> _What this task involves_
No pictures go into the copy. Write out exactly the lines below from the one containing "Write the matplotlib code for this chart." through the one containing "7.9e7, 7.68e7, 7.6e7, 7.43e7, 7.36e7, 7.2e7]".
-- Begin Data rows --
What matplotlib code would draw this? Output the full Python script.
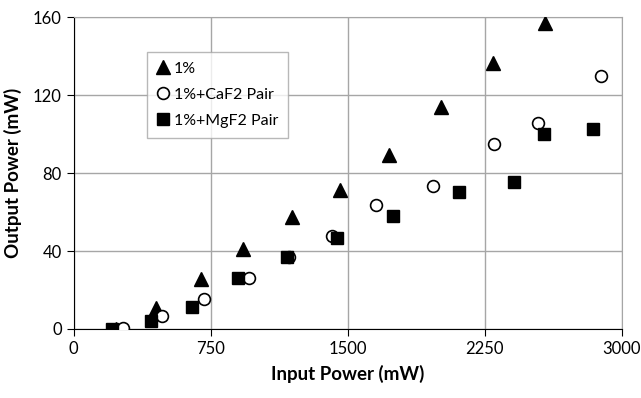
import matplotlib
matplotlib.use("Agg")
import matplotlib.pyplot as plt

# 1% doped
x_1 = [235, 452, 698, 929, 1194, 1459, 1723, 2011, 2292, 2581]
y_1 = [0, 10.6, 25.5, 41, 57.3, 71.3, 89.2, 114, 136.3, 157]
# 1% + CaF2 pair
x_caf2 = [269, 486, 714, 959, 1180, 1415, 1656, 1966, 2298, 2539, 2887]
y_caf2 = [0.3, 6.8, 15.4, 26.3, 37, 47.7, 63.6, 73.5, 95.2, 106, 130]
# 1% + MgF2 pair
x_mgf2 = [209, 422, 650, 899, 1167, 1440, 1750, 2108, 2409, 2575, 2839]
y_mgf2 = [0, 4.3, 11.1, 26.3, 37.1, 46.8, 58.1, 70.1, 75.5, 100.3, 102.9]

xticks = [0, 750, 1500, 2250, 3000]
yticks = [0, 40, 80, 120, 160]

plt.rcParams['font.family'] = ['Lato', 'DejaVu Sans']

fig = plt.figure(figsize=(6.41, 3.98), dpi=100)
ax = fig.add_axes([0.1147, 0.1734, 0.8557, 0.7831])

ax.plot(x_1, y_1, '^', color='black', markersize=10, label='1%', zorder=3)
ax.plot(x_caf2, y_caf2, 'o', markerfacecolor='white', markeredgecolor='black',
        markeredgewidth=1.2, markersize=8.5, label='1%+CaF2 Pair', zorder=3)
ax.plot(x_mgf2, y_mgf2, 's', color='black', markersize=8.5,
        label='1%+MgF2 Pair', zorder=4)

ax.set_xlim(0, 3000)
ax.set_ylim(0, 160)
ax.set_xticks(xticks)
ax.set_yticks(yticks)
ax.grid(True, color='#a6a6a6', linewidth=1)
ax.set_axisbelow(True)
for s in ['top', 'right']:
    ax.spines[s].set_color('#a6a6a6')
for s in ['left', 'bottom']:
    ax.spines[s].set_color('black')
ax.tick_params(direction='out', length=5, labelsize=12, colors='black')

ax.set_xlabel('Input Power (mW)', fontsize=13.5, fontweight='bold', labelpad=6)
ax.set_ylabel('Output Power (mW)', fontsize=13.5, fontweight='bold', labelpad=8)

leg = ax.legend(loc='upper left', bbox_to_anchor=(0.134, 0.889), fontsize=11.5,
                frameon=True, fancybox=False, edgecolor='#a6a6a6',
                handlelength=0.8, handletextpad=0.3, borderpad=0.6,
                labelspacing=0.75, borderaxespad=0)
leg.get_frame().set_linewidth(1)

fig.savefig('out.png', dpi=100)
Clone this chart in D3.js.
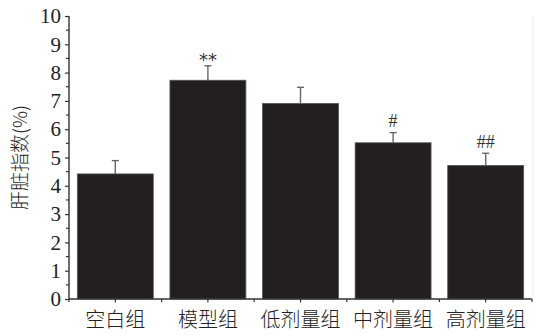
<!DOCTYPE html>
<html>
<head>
<meta charset="utf-8">
<script src="https://cdn.jsdelivr.net/npm/d3@7/dist/d3.min.js"></script>
<style>
  html, body { margin: 0; padding: 0; background: #fff; }
  svg { display: block; }
</style>
</head>
<body>
<svg id="chart" width="542" height="336"></svg>
<script>
// Liver index per group (mean and SD)
const groups = ["空白组", "模型组", "低剂量组", "中剂量组", "高剂量组"];
const means = [4.42, 7.73, 6.91, 5.52, 4.72];
const sds = [0.47, 0.51, 0.57, 0.36, 0.43];
const marks = ["", "**", "", "#", "##"];
const yTicks = [0, 1, 2, 3, 4, 5, 6, 7, 8, 9, 10];
const yLabel = "肝脏指数(%)";

const svg = d3.select("#chart");
const margin = { left: 69, right: 10, top: 16, bottom: 37 };
const W = 542, H = 336;

const x = d3.scaleBand()
  .domain(groups)
  .range([margin.left, W - margin.right])
  .paddingInner(0.18)
  .paddingOuter(0.09);

const y = d3.scaleLinear().domain([0, 10]).range([H - margin.bottom, margin.top]);

const serif = "'Liberation Serif', 'DejaVu Serif', serif";
const cjk = "'Noto Sans CJK SC', sans-serif";

// faint right border
svg.append("line")
  .attr("x1", W - margin.right + 1).attr("x2", W - margin.right + 1)
  .attr("y1", margin.top).attr("y2", H - margin.bottom)
  .attr("stroke", "#ececec").attr("stroke-width", 1);

// bars
svg.append("g").selectAll("rect")
  .data(groups)
  .join("rect")
  .attr("x", d => x(d))
  .attr("width", x.bandwidth())
  .attr("y", (d, i) => y(means[i]))
  .attr("height", (d, i) => y(0) - y(means[i]))
  .attr("fill", "#231f20")
  .attr("stroke", "#555")
  .attr("stroke-width", 0.8);

// upper error bars
const err = svg.append("g").attr("stroke", "#666").attr("stroke-width", 1.4);
groups.forEach((g, i) => {
  const cx = x(g) + x.bandwidth() / 2;
  err.append("line")
    .attr("x1", cx).attr("x2", cx)
    .attr("y1", y(means[i])).attr("y2", y(means[i] + sds[i]));
  err.append("line")
    .attr("x1", cx - 3.5).attr("x2", cx + 3.5)
    .attr("y1", y(means[i] + sds[i])).attr("y2", y(means[i] + sds[i]));
});

// significance marks
svg.append("g").selectAll("text")
  .data(groups)
  .join("text")
  .attr("x", d => x(d) + x.bandwidth() / 2)
  .attr("y", (d, i) => y(means[i] + sds[i]) - (marks[i] === "**" ? 0 : 5.5))
  .attr("text-anchor", "middle")
  .attr("font-family", (d, i) => marks[i] === "**" ? "'DejaVu Sans', sans-serif" : serif)
  .attr("font-size", 18)
  .attr("fill", "#333")
  .text((d, i) => marks[i]);

// y axis with half-step minor ticks
const yAxisG = svg.append("g").attr("transform", `translate(${margin.left},0)`);
const minorY = d3.range(0.5, 10, 1);
yAxisG.selectAll("line.minor")
  .data(minorY)
  .join("line")
  .attr("class", "minor")
  .attr("x1", -3).attr("x2", 0)
  .attr("y1", d => y(d)).attr("y2", d => y(d))
  .attr("stroke", "#333").attr("stroke-width", 1.2);
yAxisG.call(d3.axisLeft(y).tickValues(yTicks).tickSize(4).tickPadding(4).tickFormat(d3.format("d")));
yAxisG.select(".domain").attr("stroke", "#333").attr("stroke-width", 1.4).attr("d", `M0,${y(10)}V${y(0)}`);
yAxisG.selectAll(".tick line").attr("stroke", "#333").attr("stroke-width", 1.2);
yAxisG.selectAll(".tick text")
  .attr("font-family", serif).attr("font-size", 21).attr("fill", "#222");

// x axis: ticks at centers and at band boundaries
const xAxisG = svg.append("g").attr("transform", `translate(0,${y(0)})`);
const step = x.step();
const bounds = d3.range(groups.length + 1).map(i => margin.left + i * step);
xAxisG.append("line")
  .attr("x1", margin.left).attr("x2", W - margin.right)
  .attr("y1", 0).attr("y2", 0)
  .attr("stroke", "#333").attr("stroke-width", 1.4);
xAxisG.selectAll("line.b")
  .data(bounds)
  .join("line")
  .attr("class", "b")
  .attr("x1", d => d).attr("x2", d => d)
  .attr("y1", 0).attr("y2", 3)
  .attr("stroke", "#333").attr("stroke-width", 1.2);
xAxisG.selectAll("line.c")
  .data(groups)
  .join("line")
  .attr("class", "c")
  .attr("x1", d => x(d) + x.bandwidth() / 2).attr("x2", d => x(d) + x.bandwidth() / 2)
  .attr("y1", 0).attr("y2", 3.5)
  .attr("stroke", "#333").attr("stroke-width", 1.2);
xAxisG.selectAll("text")
  .data(groups)
  .join("text")
  .attr("x", d => x(d) + x.bandwidth() / 2)
  .attr("y", 27.5)
  .attr("text-anchor", "middle")
  .attr("font-family", cjk)
  .attr("font-size", 20)
  .attr("font-weight", 300)
  .attr("fill", "#222")
  .text(d => d);

// y label
svg.append("text")
  .attr("transform", `translate(27,${(y(0) + y(10)) / 2}) rotate(-90)`)
  .attr("text-anchor", "middle")
  .attr("font-family", cjk)
  .attr("font-size", 19)
  .attr("font-weight", 300)
  .attr("fill", "#222")
  .text(yLabel);
</script>
</body>
</html>
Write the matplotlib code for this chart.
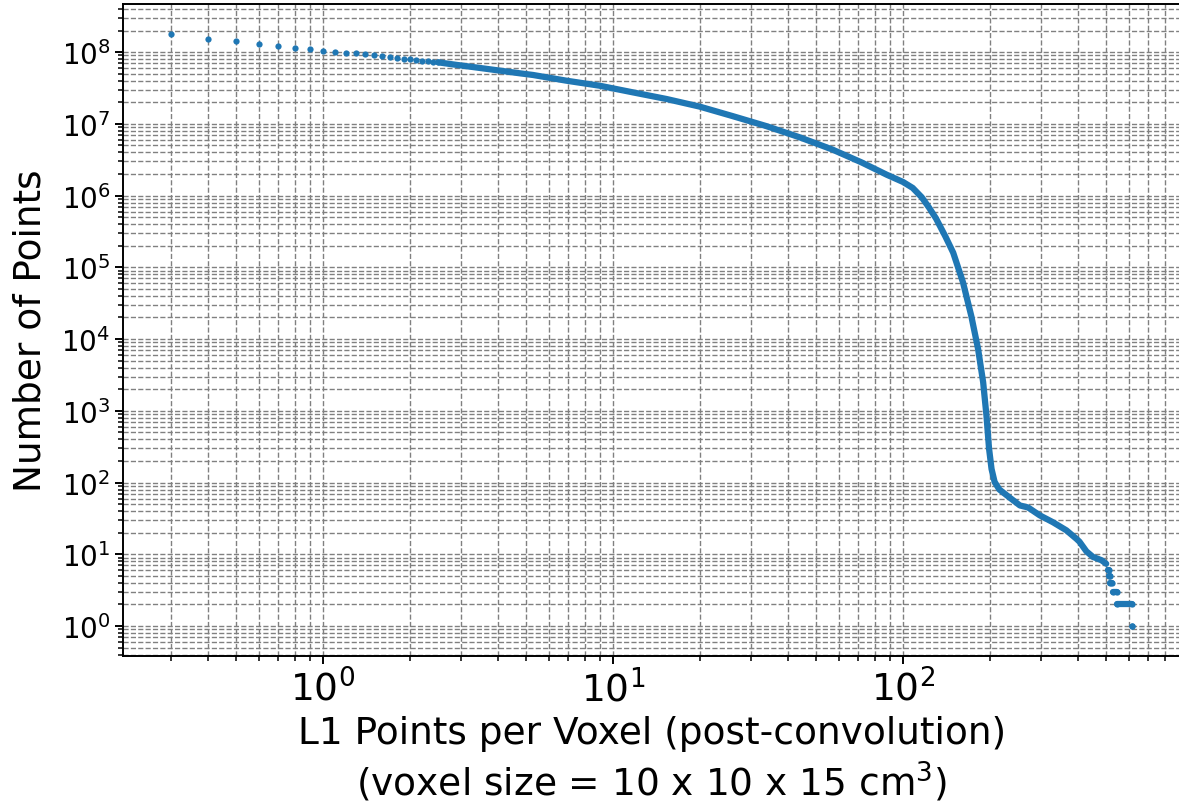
import matplotlib; matplotlib.use("Agg")
import matplotlib.pyplot as plt

# low thresholds: individual points (x = points per voxel, y = number of points)
x_dots = [0.3, 0.4, 0.5, 0.6, 0.7, 0.8, 0.9, 1.0, 1.1, 1.2, 1.3, 1.4,
          1.5, 1.6, 1.7, 1.8, 1.9, 2.0, 2.1, 2.2, 2.3, 2.4, 2.5]
y_dots = [1.81e8, 1.54e8, 1.41e8, 1.30e8, 1.22e8, 1.15e8, 1.09e8, 1.05e8,
          1.01e8, 9.8e7, 9.6e7, 9.3e7, 9.0e7, 8.7e7, 8.5e7, 8.3e7, 8.1e7,
          7.9e7, 7.68e7, 7.6e7, 7.43e7, 7.36e7, 7.2e7]

# dense part (points overlap into a thick band)
x_curve = [2.5, 2.8, 3.6, 4.1, 4.8, 5.3, 6.9, 9.0, 11.7, 15.3, 19.9, 25.9,
           33.8, 44, 57, 72, 88, 100, 108, 116, 123, 130, 140, 149, 161, 172,
           181.5, 189, 194, 198, 202, 207, 215, 233, 253, 270, 296, 329,
           366, 396, 406, 429, 452, 483, 502]
y_curve = [7.2e7, 6.75e7, 5.9e7, 5.5e7, 5.05e7, 4.8e7, 4.0e7, 3.4e7, 2.75e7,
           2.22e7, 1.74e7, 1.28e7, 9.3e6, 6.5e6, 4.4e6, 2.9e6, 1.95e6, 1.55e6,
           1.28e6, 9.5e5, 6.8e5, 4.8e5, 2.7e5, 1.6e5, 6.2e4, 2.1e4, 7.3e3,
           2.5e3, 860, 300, 155, 102, 80, 62, 48, 45, 35, 28, 21.6, 16.5, 15,
           11, 9.2, 8.3, 7.4]

# integer plateaus at the far tail
tail_count = [6, 5, 4, 3, 2, 1]
tail_from = [510, 514, 518, 530, 547, 616]
tail_to = [513, 517, 527, 548, 614, 616]

C = "#1f77b4"
LW = 4.5

fig = plt.figure(figsize=(11.79, 8.04), dpi=100)
ax = fig.add_axes([123.3/1179, 147.3/804, 1056.7/1179, 651.7/804])

ax.plot(x_dots, y_dots, "o", ms=4.5, color=C, mec="none")
ax.plot(x_curve, y_curve, "-", lw=LW, color=C,
        solid_capstyle="round", solid_joinstyle="round")
for c, a, b in zip(tail_count, tail_from, tail_to):
    ax.plot([a, b], [c, c], "-o", lw=LW, ms=LW, color=C, mec="none",
            solid_capstyle="round")

ax.set_xscale("log"); ax.set_yscale("log")
ax.grid(True, which="both", ls="--", color="gray", lw=1.0)
ax.set_axisbelow(True)

for s in ax.spines.values(): s.set_linewidth(1.4)
ax.tick_params(which="major", length=5.8, width=1.4)
ax.tick_params(which="minor", length=3.6, width=1.1)
ax.tick_params(axis="x", labelsize=27)
ax.tick_params(axis="y", labelsize=20)

ax.set_xlabel("L1 Points per Voxel (post-convolution)\n(voxel size = 10 x 10 x 15 cm$^3$)",
              fontsize=27, labelpad=5)
ax.set_ylabel("Number of Points", fontsize=27, labelpad=9)

fig.savefig("out.png", dpi=100)
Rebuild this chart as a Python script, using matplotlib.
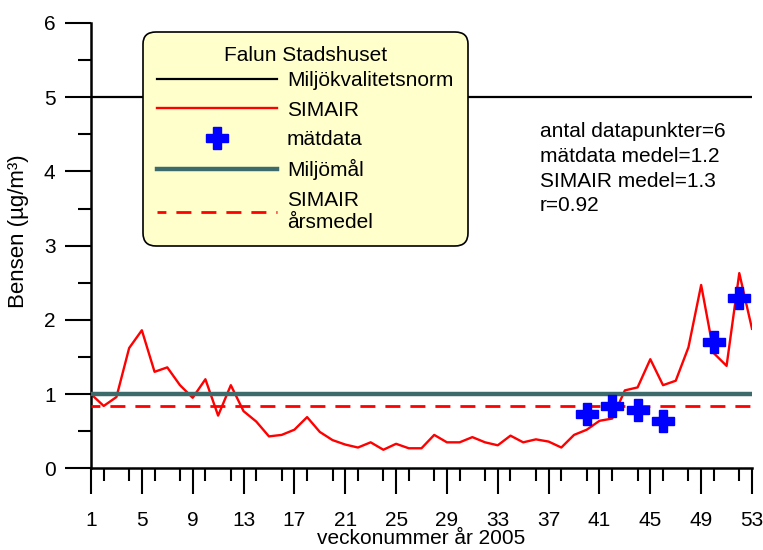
import numpy as np
import matplotlib.pyplot as plt
from matplotlib.ticker import MultipleLocator

plt.rcParams['font.family'] = ['Liberation Sans', 'DejaVu Sans']

# modelled weekly benzene (SIMAIR), week 1..53 of 2005
weeks = np.arange(1, 54)
simair = [1.00, 0.84, 0.96, 1.62, 1.86, 1.30, 1.36, 1.12, 0.95, 1.20,
          0.71, 1.12, 0.77, 0.63, 0.43, 0.45, 0.52, 0.69, 0.49, 0.38,
          0.32, 0.28, 0.35, 0.25, 0.33, 0.27, 0.27, 0.45, 0.35, 0.35,
          0.42, 0.35, 0.31, 0.44, 0.35, 0.39, 0.36, 0.28, 0.45, 0.52,
          0.64, 0.67, 1.05, 1.09, 1.47, 1.12, 1.18, 1.63, 2.47, 1.55,
          1.38, 2.63, 1.88]

# measured values
meas_weeks = [40, 42, 44, 46, 50, 52]
meas_vals = [0.73, 0.84, 0.79, 0.64, 1.70, 2.29]

norm_level = 5.0      # miljökvalitetsnorm
goal_level = 1.0      # miljömål
simair_annual = 0.84  # SIMAIR årsmedel

stats_lines = ["antal datapunkter=6", "mätdata medel=1.2",
               "SIMAIR medel=1.3", "r=0.92"]

fig = plt.figure(figsize=(7.63, 5.5), dpi=100)
ax = fig.add_axes([91 / 763, 1 - 468.3 / 550, 661 / 763, 445.3 / 550])

teal = '#3D6B6B'
l_norm = ax.axhline(norm_level, color='black', lw=1.6, zorder=2)
l_sim, = ax.plot(weeks, simair, color='red', lw=1.7, zorder=2)
l_meas, = ax.plot(meas_weeks, meas_vals, ls='none', marker='P', ms=16,
                  color='blue', mec='blue', zorder=5)
l_goal = ax.axhline(goal_level, color=teal, lw=3.2, zorder=3)
l_ann = ax.axhline(simair_annual, color='red', lw=2.0,
                   ls=(2.2, (5.4, 3.6)), zorder=3)

ax.set_xlim(1, 53)
ax.set_ylim(0, 6)
ax.xaxis.set_minor_locator(MultipleLocator(2))
ax.yaxis.set_major_locator(MultipleLocator(1))
ax.yaxis.set_minor_locator(MultipleLocator(0.5))
ax.set_xticks(np.arange(1, 54, 4))

for side in ['top', 'right']:
    ax.spines[side].set_visible(False)
for side in ['left', 'bottom']:
    ax.spines[side].set_linewidth(1.8)

ax.tick_params(which='major', length=18.5, width=1.5, labelsize=15, pad=7)
ax.tick_params(axis='x', which='major', pad=12.5)
ax.tick_params(which='minor', length=9.5, width=1.5)

ax.set_xlabel('veckonummer år 2005', fontsize=15, labelpad=-1)
ax.set_ylabel('Bensen (µg/m³)', fontsize=16)
ax.yaxis.set_label_coords(-0.094, 0.532)

ax.text(36.3, 4.035, '\n'.join(stats_lines), fontsize=15, ha='left',
        va='center', linespacing=1.375)

leg = ax.legend([l_norm, l_sim, l_meas, l_goal, l_ann],
                ['Miljökvalitetsnorm', 'SIMAIR', 'mätdata', 'Miljömål',
                 'SIMAIR\nårsmedel'],
                title='Falun Stadshuset', title_fontsize=15, fontsize=15,
                loc='upper left', bbox_to_anchor=(0.0787, 0.9805),
                borderaxespad=0, borderpad=0.68, handlelength=5.75,
                handletextpad=0.48, labelspacing=0.5, numpoints=1,
                fancybox=True, framealpha=1, facecolor='#FFFFCC',
                edgecolor='black')
# tighter gap between the title and the first entry
leg._legend_box.sep = 0.3 * 15
leg.get_frame().set_linewidth(1.2)
leg.get_frame().set_boxstyle('round', pad=0, rounding_size=0.6)
leg.set_zorder(10)

fig.savefig('out.png', dpi=100)
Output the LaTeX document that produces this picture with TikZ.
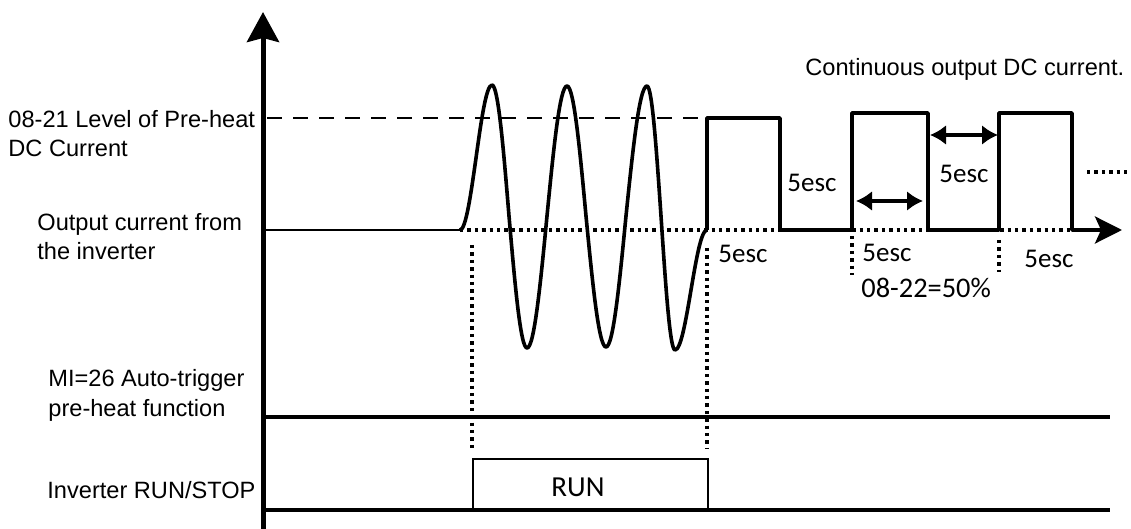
-- End Data rows --
> _Result of the task_
Write the matplotlib code for this chart.
import matplotlib; matplotlib.use("Agg")
import matplotlib.pyplot as plt

# low thresholds: individual points (x = points per voxel, y = number of points)
x_dots = [0.3, 0.4, 0.5, 0.6, 0.7, 0.8, 0.9, 1.0, 1.1, 1.2, 1.3, 1.4,
          1.5, 1.6, 1.7, 1.8, 1.9, 2.0, 2.1, 2.2, 2.3, 2.4, 2.5]
y_dots = [1.81e8, 1.54e8, 1.41e8, 1.30e8, 1.22e8, 1.15e8, 1.09e8, 1.05e8,
          1.01e8, 9.8e7, 9.6e7, 9.3e7, 9.0e7, 8.7e7, 8.5e7, 8.3e7, 8.1e7,
          7.9e7, 7.68e7, 7.6e7, 7.43e7, 7.36e7, 7.2e7]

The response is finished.